Ele deve ter ouvido falar do
rabino de Nazaré que curava, expulsava demônios e até ressuscitava os mortos.
Ele viu alguma esperança, então o procura com seu filho possesso. O que ele
encontrou, a princípio, foi alguns dos seus seguidores, aqueles que estavam
sempre com Ele. Mas eles não conseguiram ajudá-lo, então quando Jesus desce do
monte e fala com o homem, ele diz:
“... se tu podes alguma coisa, tem compaixão de nós e ajuda-nos” (Marcos 9.22b)
E Jesus replica:
“Se podes? Tudo é possível ao que crê” (Marcos 9.23)
Veja, o homem está perguntando
pela capacidade de Jesus, e Jesus está perguntando pela confiança do homem. O
homem está dizendo: “Se você tiver poder, liberta o meu filho”. E Jesus está
dizendo: “Se você tiver fé, eu o liberto”. Então, em seguida, o pai do menino
diz algo impressionante, algo que nos parece confuso, mas que ao mesmo tempo
nos faz tão parecidas com aquele homem aflito:
“Imediatamente o pai do menino exclamou: Eu creio! Ajuda-me na minha falta de fé.” (Marcos 9.24)

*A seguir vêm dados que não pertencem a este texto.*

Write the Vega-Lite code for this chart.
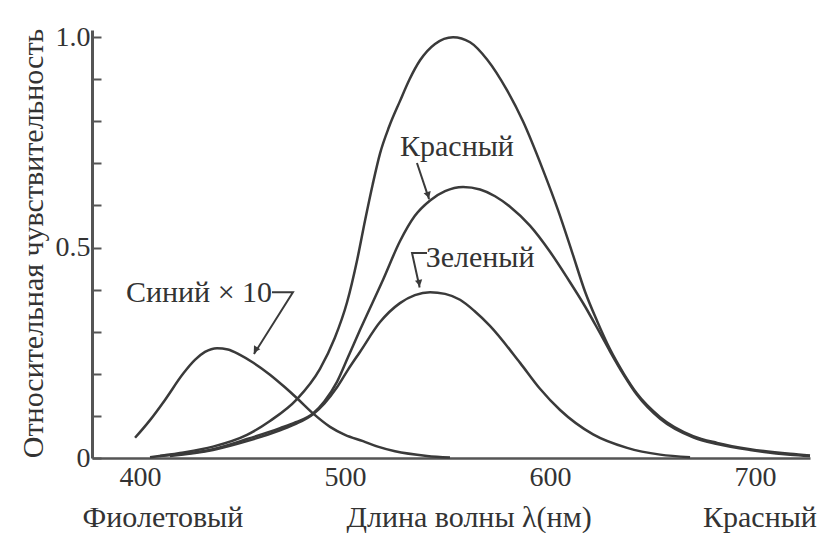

Como assim, ele crê e, ao mesmo
tempo, pede ajuda por sua falta de fé? O que o homem está dizendo é o que todos
nós sabemos por experiência. Ele diz que acredita, mas ao mesmo tempo está
sendo inundado por muitas dúvidas, ele está tentando, mas se vê fraco para
administrar todos os seus medos. Então, ele faz o que somente a fé verdadeira
pode fazer: vai a Cristo com toda a sua fraqueza e pede ajuda. Porque ir a
Cristo é ter fé! Spurgeon escreveu:
“Fé é acreditar que Cristo é quem Ele diz ser, e que fará o que prometeu fazer, e então, esperar isso d’Ele” (2)
Em suas primeiras palavras, o
homem demonstra falta de fé (“se tu podes”), mas o Senhor, com suas palavras
(“tudo é possível ao crê”) coloca fé no coração dele, e ele começa a
exercitá-la (“eu creio!), ainda que timidamente (“me ajuda!”). Pedir ajuda a
Cristo é reconhecer que não podemos nos ajudar, que somos fracos, mas Ele é
forte e socorro bem presente para nós, é tirar a confiança de si e colocar
n’Ele. A fé daquele homem não impressiona como a da mulher sírio-fenícia
(Mateus 15.21-28) ou do centurião de Cafarnaum (Lucas 7.1-10), mas ainda assim
era fé e seu filho foi liberto. Sejamos francas, em tantos momentos nossa fé
parece muito mais com a deste homem do que com a de outros personagens bíblicos
com expressões admiráveis de confiança em Deus.
Nós temos medo de admitir quando
nossa fé está fraca, que há situações em que nós realmente duvidamos, é como se
a fé fosse algo que dependesse inteiramente de nós, então não pedimos a Deus
ajuda para crer, mas repetimos que cremos como se fosse um mantra que vai
esvaziar o nosso coração de toda a insegurança. Quando, na verdade, nesses
momentos de fragilidade consciente, tudo o que precisamos é confessar e pedir
ajuda a nosso Senhor em oração:
Senhor, eu sei que és Poderoso e
Bondoso. Eu sei que estás cuidando de mim, mas nesse momento o que eu sei não é
o mesmo que eu sinto, meu coração está sendo atacado por tantas dúvidas, ajude-me
a confiar em Ti com tudo o que eu sou.
Admita que você é fraca, que você
não pode, e depois exclame: Ajuda-me, Senhor!
O Senhor Jesus sempre receberá
aqueles que vão a Ele conscientes de sua fragilidade e suplicam sua
misericórdia.
Sonaly Soares Brito
___________
(1) A palavra [jejum] não
consta em manuscritos importantes. Muitos manuscritologistas entendem que ela
foi adicionada a partir do Codex Sinaiticus (um manuscrito datado do século
IV). Por isso, em várias traduções a palavra aparece entre colchetes para
indicar que não há unanimidade se o termo fazia parte da forma original do
texto.
(2) Charle Haddon Spurgeon - All of Grace.